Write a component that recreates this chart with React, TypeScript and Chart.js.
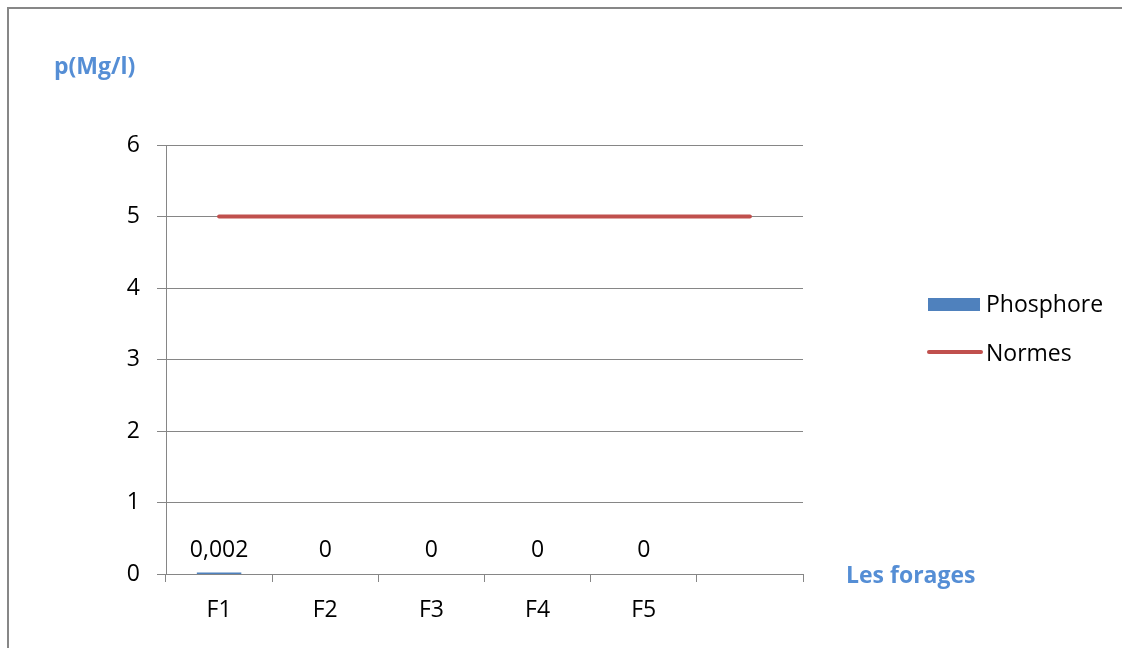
import React, { useEffect, useRef } from "react";
import { Chart, registerables } from "chart.js";

Chart.register(...registerables);

const categories = ["F1", "F2", "F3", "F4", "F5", ""];
const phosphoreValues: (number | null)[] = [0.002, 0, 0, 0, 0, null];
const normesValues = [5, 5, 5, 5, 5, 5];
const yTicks = [0, 1, 2, 3, 4, 5, 6];
const yTitle = "p(Mg/l)";
const xTitle = "Les forages";
const seriesNames = ["Phosphore", "Normes"];

const BLUE = "#4F81BD";
const RED = "#C0504D";
const TITLE_BLUE = "#558ED5";
const GRID = "#868686";
const FONT = "'Open Sans', 'Noto Sans', sans-serif";
const FS = 23;

const decorPlugin = {
  id: "decor",
  beforeDraw(chart: any) {
    const ctx = chart.ctx;
    ctx.save();
    ctx.fillStyle = "#fff";
    ctx.fillRect(0, 0, chart.width, chart.height);
    ctx.strokeStyle = "#878787";
    ctx.lineWidth = 2;
    ctx.strokeRect(8, 8, 1300, 800);
    ctx.restore();
  },
  afterDatasetsDraw(chart: any) {
    const ctx = chart.ctx;
    const yScale = chart.scales.y;
    const area = chart.chartArea;
    ctx.save();
    // data labels for bars
    const meta = chart.getDatasetMeta(0);
    ctx.font = `${FS}px ${FONT}`;
    ctx.fillStyle = "#000";
    ctx.textAlign = "center";
    ctx.textBaseline = "middle";
    meta.data.forEach((el: any, i: number) => {
      const v = phosphoreValues[i];
      if (v === null || v === undefined) return;
      const txt = String(v).replace(".", ",");
      ctx.fillText(txt, el.x, yScale.getPixelForValue(0) - 24);
    });
    // axis titles
    ctx.font = `bold ${FS}px ${FONT}`;
    ctx.fillStyle = TITLE_BLUE;
    ctx.textAlign = "left";
    ctx.fillText(yTitle, 54, 67);
    ctx.fillText(xTitle, area.right + 43, yScale.getPixelForValue(0) + 2);
    // legend
    const lx = 928;
    ctx.fillStyle = BLUE;
    ctx.fillRect(lx, 298, 52, 13);
    ctx.strokeStyle = RED;
    ctx.lineWidth = 4;
    ctx.lineCap = "round";
    ctx.beginPath();
    ctx.moveTo(lx + 1, 352);
    ctx.lineTo(lx + 53, 352);
    ctx.stroke();
    ctx.font = `${FS}px ${FONT}`;
    ctx.fillStyle = "#000";
    ctx.fillText(seriesNames[0], 986, 305);
    ctx.fillText(seriesNames[1], 986, 354);
    ctx.restore();
  },
};

export default function App() {
  const ref = useRef<HTMLCanvasElement>(null);
  useEffect(() => {
    if (!ref.current) return;
    const chart = new Chart(ref.current, {
      type: "bar",
      data: {
        labels: categories,
        datasets: [
          {
            type: "bar",
            label: seriesNames[0],
            data: phosphoreValues,
            backgroundColor: BLUE,
            categoryPercentage: 1,
            barPercentage: 0.4,
            inflateAmount: (c: any) => (c.raw > 0 ? 1 : 0),
            order: 2,
          } as any,
          {
            type: "line",
            label: seriesNames[1],
            data: normesValues,
            borderColor: RED,
            backgroundColor: RED,
            borderWidth: 4,
            borderCapStyle: "round",
            pointRadius: 0,
            tension: 0,
            order: 1,
          } as any,
        ],
      },
      options: {
        responsive: false,
        animation: false,
        layout: { padding: { left: 0, top: 145, right: 319, bottom: 0 } },
        plugins: {
          legend: { display: false },
          tooltip: { enabled: false },
        },
        scales: {
          x: {
            offset: true,
            grid: {
              offset: true,
              drawOnChartArea: false,
              drawTicks: true,
              tickLength: 8,
              color: GRID,
            },
            border: { color: GRID, width: 1 },
            ticks: {
              font: { family: FONT, size: FS },
              color: "#000",
              padding: 15,
              maxRotation: 0,
            },
            afterFit: (s: any) => {
              s.height = 74;
            },
          },
          y: {
            min: 0,
            max: 6,
            afterBuildTicks: (s: any) => {
              s.ticks = yTicks.map((v) => ({ value: v }));
            },
            grid: { color: GRID, tickLength: 9, drawTicks: true },
            border: { color: GRID, width: 1 },
            ticks: {
              font: { family: FONT, size: FS },
              color: "#000",
              padding: 17,
            },
            afterFit: (s: any) => {
              s.width = 166;
            },
          },
        },
      } as any,
      plugins: [decorPlugin],
    });
    return () => chart.destroy();
  }, []);
  return (
    <div
      style={{
        position: "fixed",
        left: 0,
        top: 0,
        width: 1122,
        height: 648,
        background: "#fff",
        overflow: "hidden",
      }}
    >
      <canvas ref={ref} width={1122} height={648} style={{ display: "block" }} />
    </div>
  );
}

=-=-=-=-=

_Directions_.
Write out, word for word, the lines from the start of the data through the one holding "const FS = 23;". Omit pictures.

_Reply to the task_.
Write a component that recreates this chart with React, TypeScript and Chart.js.
import React, { useEffect, useRef } from "react";
import { Chart, registerables } from "chart.js";

Chart.register(...registerables);

const categories = ["F1", "F2", "F3", "F4", "F5", ""];
const phosphoreValues: (number | null)[] = [0.002, 0, 0, 0, 0, null];
const normesValues = [5, 5, 5, 5, 5, 5];
const yTicks = [0, 1, 2, 3, 4, 5, 6];
const yTitle = "p(Mg/l)";
const xTitle = "Les forages";
const seriesNames = ["Phosphore", "Normes"];

const BLUE = "#4F81BD";
const RED = "#C0504D";
const TITLE_BLUE = "#558ED5";
const GRID = "#868686";
const FONT = "'Open Sans', 'Noto Sans', sans-serif";
const FS = 23;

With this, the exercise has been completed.